Retype only what runs from the first line of the records to the line with "var altKPNO = [[2.31,5.0],[2.48,6.8]];", inclusive, and no pictures.

☆ ☆ ☆ ☆

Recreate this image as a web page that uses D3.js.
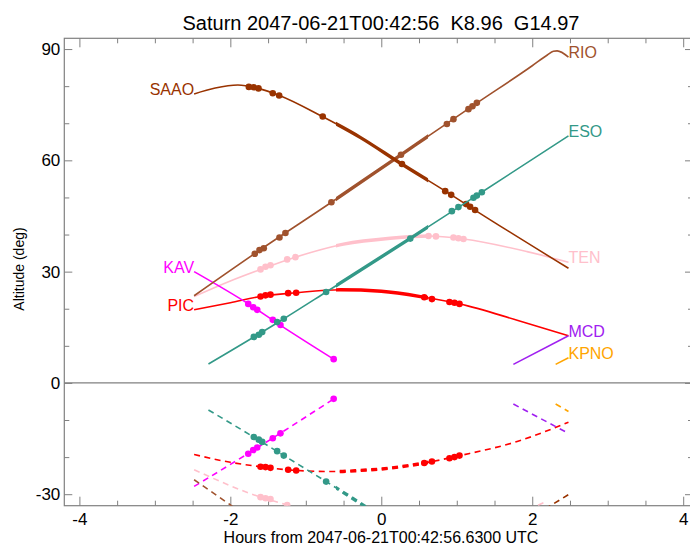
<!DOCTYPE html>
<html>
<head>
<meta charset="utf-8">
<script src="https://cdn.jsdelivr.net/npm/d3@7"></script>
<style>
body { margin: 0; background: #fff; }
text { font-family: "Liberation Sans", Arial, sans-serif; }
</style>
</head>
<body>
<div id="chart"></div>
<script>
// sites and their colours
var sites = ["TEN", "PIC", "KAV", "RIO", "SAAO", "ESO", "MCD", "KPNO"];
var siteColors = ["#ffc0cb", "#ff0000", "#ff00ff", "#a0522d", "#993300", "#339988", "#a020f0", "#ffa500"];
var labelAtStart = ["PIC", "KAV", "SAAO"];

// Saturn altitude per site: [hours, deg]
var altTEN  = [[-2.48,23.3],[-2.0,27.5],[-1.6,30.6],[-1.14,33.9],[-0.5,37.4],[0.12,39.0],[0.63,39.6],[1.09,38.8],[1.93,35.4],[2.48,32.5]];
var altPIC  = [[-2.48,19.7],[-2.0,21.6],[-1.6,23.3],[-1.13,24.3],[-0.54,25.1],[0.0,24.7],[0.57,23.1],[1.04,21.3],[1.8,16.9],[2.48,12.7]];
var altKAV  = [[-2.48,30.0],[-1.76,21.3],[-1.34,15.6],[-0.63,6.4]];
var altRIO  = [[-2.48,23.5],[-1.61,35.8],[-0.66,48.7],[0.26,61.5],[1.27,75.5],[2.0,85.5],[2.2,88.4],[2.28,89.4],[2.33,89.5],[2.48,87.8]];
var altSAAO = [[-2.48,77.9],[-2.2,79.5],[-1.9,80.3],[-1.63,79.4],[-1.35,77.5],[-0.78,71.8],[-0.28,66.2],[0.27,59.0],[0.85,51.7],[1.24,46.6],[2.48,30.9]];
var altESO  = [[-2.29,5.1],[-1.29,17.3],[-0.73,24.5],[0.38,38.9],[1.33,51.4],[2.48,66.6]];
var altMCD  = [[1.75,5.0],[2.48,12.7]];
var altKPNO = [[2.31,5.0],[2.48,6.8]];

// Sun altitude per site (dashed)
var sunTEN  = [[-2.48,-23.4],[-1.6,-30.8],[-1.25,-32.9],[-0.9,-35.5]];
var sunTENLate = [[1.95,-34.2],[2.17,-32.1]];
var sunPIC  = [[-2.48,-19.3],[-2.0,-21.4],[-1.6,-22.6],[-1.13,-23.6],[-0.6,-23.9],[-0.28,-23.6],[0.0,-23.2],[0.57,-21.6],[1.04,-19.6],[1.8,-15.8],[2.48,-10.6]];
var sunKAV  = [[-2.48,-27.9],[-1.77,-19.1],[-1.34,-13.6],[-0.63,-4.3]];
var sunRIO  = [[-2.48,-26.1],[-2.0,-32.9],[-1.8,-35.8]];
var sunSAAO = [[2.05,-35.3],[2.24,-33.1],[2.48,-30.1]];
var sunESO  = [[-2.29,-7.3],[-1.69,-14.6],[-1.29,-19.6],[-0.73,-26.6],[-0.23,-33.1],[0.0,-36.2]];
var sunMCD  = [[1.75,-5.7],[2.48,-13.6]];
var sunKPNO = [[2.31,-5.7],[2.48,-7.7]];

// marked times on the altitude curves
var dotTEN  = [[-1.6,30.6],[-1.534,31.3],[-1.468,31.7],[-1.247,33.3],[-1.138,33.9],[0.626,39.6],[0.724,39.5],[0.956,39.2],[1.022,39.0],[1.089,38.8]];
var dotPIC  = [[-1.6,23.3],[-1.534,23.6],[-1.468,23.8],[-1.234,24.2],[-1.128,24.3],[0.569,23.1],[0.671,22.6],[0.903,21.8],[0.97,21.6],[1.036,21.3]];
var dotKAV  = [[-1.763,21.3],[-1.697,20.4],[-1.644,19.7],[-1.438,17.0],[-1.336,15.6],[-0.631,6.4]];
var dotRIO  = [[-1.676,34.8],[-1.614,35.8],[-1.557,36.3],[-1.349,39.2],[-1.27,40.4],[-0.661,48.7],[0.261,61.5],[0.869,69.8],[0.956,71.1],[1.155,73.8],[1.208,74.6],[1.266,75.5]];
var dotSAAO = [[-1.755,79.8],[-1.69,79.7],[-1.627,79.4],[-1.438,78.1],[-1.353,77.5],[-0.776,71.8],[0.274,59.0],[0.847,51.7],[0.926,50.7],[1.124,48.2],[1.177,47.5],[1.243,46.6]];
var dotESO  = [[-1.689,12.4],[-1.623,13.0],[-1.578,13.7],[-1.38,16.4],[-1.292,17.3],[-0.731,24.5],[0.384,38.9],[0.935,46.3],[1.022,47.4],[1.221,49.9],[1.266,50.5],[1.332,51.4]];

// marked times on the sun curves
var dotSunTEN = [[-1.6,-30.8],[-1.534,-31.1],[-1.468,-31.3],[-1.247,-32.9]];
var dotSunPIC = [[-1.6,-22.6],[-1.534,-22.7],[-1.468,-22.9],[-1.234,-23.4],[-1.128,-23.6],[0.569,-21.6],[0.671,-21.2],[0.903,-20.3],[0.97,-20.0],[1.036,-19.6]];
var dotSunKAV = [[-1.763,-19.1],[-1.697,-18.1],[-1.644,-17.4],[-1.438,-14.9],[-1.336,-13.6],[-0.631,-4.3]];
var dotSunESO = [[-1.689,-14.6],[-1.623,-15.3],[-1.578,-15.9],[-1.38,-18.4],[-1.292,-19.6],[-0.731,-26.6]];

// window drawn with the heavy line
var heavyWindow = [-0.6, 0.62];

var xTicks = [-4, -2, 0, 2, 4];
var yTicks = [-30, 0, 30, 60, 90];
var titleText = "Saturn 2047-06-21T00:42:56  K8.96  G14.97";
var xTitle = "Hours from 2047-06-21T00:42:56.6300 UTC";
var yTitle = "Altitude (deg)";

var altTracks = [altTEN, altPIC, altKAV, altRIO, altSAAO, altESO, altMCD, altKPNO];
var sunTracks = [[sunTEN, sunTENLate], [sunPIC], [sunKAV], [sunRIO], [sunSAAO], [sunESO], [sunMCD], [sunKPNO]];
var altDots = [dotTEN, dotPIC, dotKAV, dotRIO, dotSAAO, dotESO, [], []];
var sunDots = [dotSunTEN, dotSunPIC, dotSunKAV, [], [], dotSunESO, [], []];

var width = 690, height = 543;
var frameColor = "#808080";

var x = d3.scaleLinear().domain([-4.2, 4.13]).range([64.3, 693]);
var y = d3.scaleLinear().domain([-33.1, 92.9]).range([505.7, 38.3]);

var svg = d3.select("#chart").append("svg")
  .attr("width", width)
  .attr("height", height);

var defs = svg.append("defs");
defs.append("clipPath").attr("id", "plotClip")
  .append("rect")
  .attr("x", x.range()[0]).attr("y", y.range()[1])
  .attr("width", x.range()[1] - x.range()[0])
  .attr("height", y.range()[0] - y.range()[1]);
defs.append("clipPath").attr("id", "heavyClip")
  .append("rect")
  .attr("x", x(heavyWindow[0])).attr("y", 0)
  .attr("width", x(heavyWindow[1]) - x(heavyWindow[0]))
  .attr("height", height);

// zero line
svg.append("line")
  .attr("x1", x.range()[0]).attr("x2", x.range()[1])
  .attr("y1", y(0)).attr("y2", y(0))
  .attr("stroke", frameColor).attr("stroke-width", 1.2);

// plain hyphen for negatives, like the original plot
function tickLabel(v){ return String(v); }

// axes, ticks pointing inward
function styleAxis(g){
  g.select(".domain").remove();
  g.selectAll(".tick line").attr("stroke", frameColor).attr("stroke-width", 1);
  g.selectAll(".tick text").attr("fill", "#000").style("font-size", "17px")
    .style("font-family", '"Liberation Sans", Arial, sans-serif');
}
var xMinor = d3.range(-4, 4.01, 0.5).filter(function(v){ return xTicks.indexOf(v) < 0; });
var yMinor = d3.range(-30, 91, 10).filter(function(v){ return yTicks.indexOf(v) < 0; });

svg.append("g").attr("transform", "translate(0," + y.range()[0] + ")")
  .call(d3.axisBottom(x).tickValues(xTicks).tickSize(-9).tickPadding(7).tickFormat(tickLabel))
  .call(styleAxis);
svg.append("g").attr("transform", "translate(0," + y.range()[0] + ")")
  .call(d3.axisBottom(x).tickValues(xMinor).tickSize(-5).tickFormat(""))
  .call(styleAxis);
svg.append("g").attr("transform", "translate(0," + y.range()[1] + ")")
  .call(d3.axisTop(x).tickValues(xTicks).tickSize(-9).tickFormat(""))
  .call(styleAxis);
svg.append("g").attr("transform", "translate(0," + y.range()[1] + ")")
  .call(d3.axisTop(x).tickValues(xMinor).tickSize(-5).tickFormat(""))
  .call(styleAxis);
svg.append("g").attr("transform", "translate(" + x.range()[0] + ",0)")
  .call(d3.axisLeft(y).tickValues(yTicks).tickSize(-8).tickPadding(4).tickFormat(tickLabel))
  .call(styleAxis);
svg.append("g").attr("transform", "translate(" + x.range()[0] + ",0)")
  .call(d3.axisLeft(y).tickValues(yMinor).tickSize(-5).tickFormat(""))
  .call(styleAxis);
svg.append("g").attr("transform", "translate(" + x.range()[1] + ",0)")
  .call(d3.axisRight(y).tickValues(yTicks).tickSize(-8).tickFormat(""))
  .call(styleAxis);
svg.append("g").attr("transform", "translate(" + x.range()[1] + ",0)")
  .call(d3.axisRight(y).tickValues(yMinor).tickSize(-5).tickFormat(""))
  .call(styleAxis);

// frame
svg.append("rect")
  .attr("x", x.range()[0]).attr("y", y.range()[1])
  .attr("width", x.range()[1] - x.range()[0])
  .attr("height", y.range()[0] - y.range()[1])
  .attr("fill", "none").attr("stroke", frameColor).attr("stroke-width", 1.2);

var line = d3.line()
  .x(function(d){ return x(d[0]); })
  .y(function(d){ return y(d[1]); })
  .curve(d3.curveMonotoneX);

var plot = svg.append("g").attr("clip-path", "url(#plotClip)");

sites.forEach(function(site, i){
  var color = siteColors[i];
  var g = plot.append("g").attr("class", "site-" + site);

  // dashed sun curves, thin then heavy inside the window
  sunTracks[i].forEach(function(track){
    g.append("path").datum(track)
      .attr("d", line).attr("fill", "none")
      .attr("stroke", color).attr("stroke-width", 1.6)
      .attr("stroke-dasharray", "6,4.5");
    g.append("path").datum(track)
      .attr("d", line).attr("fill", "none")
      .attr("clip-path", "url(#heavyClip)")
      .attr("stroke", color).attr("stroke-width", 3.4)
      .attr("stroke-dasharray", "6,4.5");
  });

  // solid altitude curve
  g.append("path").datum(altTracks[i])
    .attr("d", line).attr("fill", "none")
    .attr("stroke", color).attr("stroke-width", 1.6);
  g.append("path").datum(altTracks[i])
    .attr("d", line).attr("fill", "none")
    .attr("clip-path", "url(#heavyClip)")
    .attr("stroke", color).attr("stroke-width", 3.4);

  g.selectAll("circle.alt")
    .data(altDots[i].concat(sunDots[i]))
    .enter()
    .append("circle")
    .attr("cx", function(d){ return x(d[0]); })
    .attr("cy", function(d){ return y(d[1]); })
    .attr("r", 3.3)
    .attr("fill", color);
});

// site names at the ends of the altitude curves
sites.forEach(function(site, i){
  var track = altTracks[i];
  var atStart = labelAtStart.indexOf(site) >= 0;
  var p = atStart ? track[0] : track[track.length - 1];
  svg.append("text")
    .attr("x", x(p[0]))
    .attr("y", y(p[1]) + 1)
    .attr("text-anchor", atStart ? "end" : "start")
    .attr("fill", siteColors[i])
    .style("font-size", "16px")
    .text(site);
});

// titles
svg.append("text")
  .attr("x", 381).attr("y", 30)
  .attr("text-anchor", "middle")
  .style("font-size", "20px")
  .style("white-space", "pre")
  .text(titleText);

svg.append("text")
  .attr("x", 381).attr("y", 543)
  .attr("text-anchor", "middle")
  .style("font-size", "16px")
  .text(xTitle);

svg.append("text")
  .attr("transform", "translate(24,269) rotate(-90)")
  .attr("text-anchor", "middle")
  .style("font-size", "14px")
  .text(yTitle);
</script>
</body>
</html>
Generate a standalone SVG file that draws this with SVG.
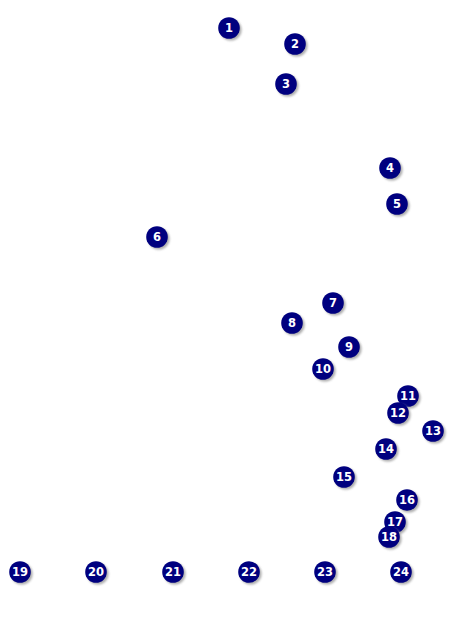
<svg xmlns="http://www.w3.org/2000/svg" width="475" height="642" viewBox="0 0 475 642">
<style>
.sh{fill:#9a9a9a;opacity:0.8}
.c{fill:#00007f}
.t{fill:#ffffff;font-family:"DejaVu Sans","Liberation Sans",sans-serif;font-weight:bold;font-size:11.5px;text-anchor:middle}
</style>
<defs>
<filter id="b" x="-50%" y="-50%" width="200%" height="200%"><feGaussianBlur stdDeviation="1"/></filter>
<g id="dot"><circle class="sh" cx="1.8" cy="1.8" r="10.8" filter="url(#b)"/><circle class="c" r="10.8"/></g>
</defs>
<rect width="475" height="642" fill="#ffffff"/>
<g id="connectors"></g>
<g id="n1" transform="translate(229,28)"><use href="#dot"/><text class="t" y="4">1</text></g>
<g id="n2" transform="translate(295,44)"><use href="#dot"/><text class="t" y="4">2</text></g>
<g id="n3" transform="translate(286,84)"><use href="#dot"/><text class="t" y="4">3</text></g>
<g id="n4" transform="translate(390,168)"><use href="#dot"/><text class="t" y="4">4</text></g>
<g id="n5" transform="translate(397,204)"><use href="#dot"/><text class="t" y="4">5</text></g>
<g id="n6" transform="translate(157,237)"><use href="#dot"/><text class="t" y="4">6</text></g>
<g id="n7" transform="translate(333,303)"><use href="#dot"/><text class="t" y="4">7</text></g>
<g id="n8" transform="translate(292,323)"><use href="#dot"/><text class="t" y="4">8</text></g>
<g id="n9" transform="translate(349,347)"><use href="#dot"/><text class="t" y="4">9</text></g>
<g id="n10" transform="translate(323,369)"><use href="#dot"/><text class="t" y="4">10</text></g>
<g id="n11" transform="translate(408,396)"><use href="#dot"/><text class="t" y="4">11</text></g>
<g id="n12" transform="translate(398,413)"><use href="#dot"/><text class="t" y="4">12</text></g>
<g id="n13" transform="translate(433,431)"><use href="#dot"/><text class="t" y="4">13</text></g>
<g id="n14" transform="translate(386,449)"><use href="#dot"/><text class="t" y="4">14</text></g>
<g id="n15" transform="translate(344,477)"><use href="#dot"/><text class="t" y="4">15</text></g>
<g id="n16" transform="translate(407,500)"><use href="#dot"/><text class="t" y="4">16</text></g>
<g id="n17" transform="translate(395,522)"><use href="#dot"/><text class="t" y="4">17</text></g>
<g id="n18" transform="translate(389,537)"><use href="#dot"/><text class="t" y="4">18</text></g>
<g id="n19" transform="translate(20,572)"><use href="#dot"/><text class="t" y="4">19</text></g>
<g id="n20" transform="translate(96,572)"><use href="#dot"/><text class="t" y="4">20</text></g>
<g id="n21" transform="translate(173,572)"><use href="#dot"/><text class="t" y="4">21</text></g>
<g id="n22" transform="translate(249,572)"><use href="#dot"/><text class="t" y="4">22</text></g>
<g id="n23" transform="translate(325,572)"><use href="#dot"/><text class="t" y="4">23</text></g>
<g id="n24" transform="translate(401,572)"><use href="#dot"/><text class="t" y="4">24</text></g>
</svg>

☆ ☆ ☆ ☆

Exercise result:
Recreate this image as a web page that uses D3.js.
<!DOCTYPE html>
<html>
<head>
<meta charset="utf-8">
<script src="https://cdn.jsdelivr.net/npm/d3@7"></script>
<style>
body { margin: 0; background: #fff; }
text { font-family: "Liberation Sans", Arial, sans-serif; }
</style>
</head>
<body>
<div id="chart"></div>
<script>
// sites and their colours
var sites = ["TEN", "PIC", "KAV", "RIO", "SAAO", "ESO", "MCD", "KPNO"];
var siteColors = ["#ffc0cb", "#ff0000", "#ff00ff", "#a0522d", "#993300", "#339988", "#a020f0", "#ffa500"];
var labelAtStart = ["PIC", "KAV", "SAAO"];

// Saturn altitude per site: [hours, deg]
var altTEN  = [[-2.48,23.3],[-2.0,27.5],[-1.6,30.6],[-1.14,33.9],[-0.5,37.4],[0.12,39.0],[0.63,39.6],[1.09,38.8],[1.93,35.4],[2.48,32.5]];
var altPIC  = [[-2.48,19.7],[-2.0,21.6],[-1.6,23.3],[-1.13,24.3],[-0.54,25.1],[0.0,24.7],[0.57,23.1],[1.04,21.3],[1.8,16.9],[2.48,12.7]];
var altKAV  = [[-2.48,30.0],[-1.76,21.3],[-1.34,15.6],[-0.63,6.4]];
var altRIO  = [[-2.48,23.5],[-1.61,35.8],[-0.66,48.7],[0.26,61.5],[1.27,75.5],[2.0,85.5],[2.2,88.4],[2.28,89.4],[2.33,89.5],[2.48,87.8]];
var altSAAO = [[-2.48,77.9],[-2.2,79.5],[-1.9,80.3],[-1.63,79.4],[-1.35,77.5],[-0.78,71.8],[-0.28,66.2],[0.27,59.0],[0.85,51.7],[1.24,46.6],[2.48,30.9]];
var altESO  = [[-2.29,5.1],[-1.29,17.3],[-0.73,24.5],[0.38,38.9],[1.33,51.4],[2.48,66.6]];
var altMCD  = [[1.75,5.0],[2.48,12.7]];
var altKPNO = [[2.31,5.0],[2.48,6.8]];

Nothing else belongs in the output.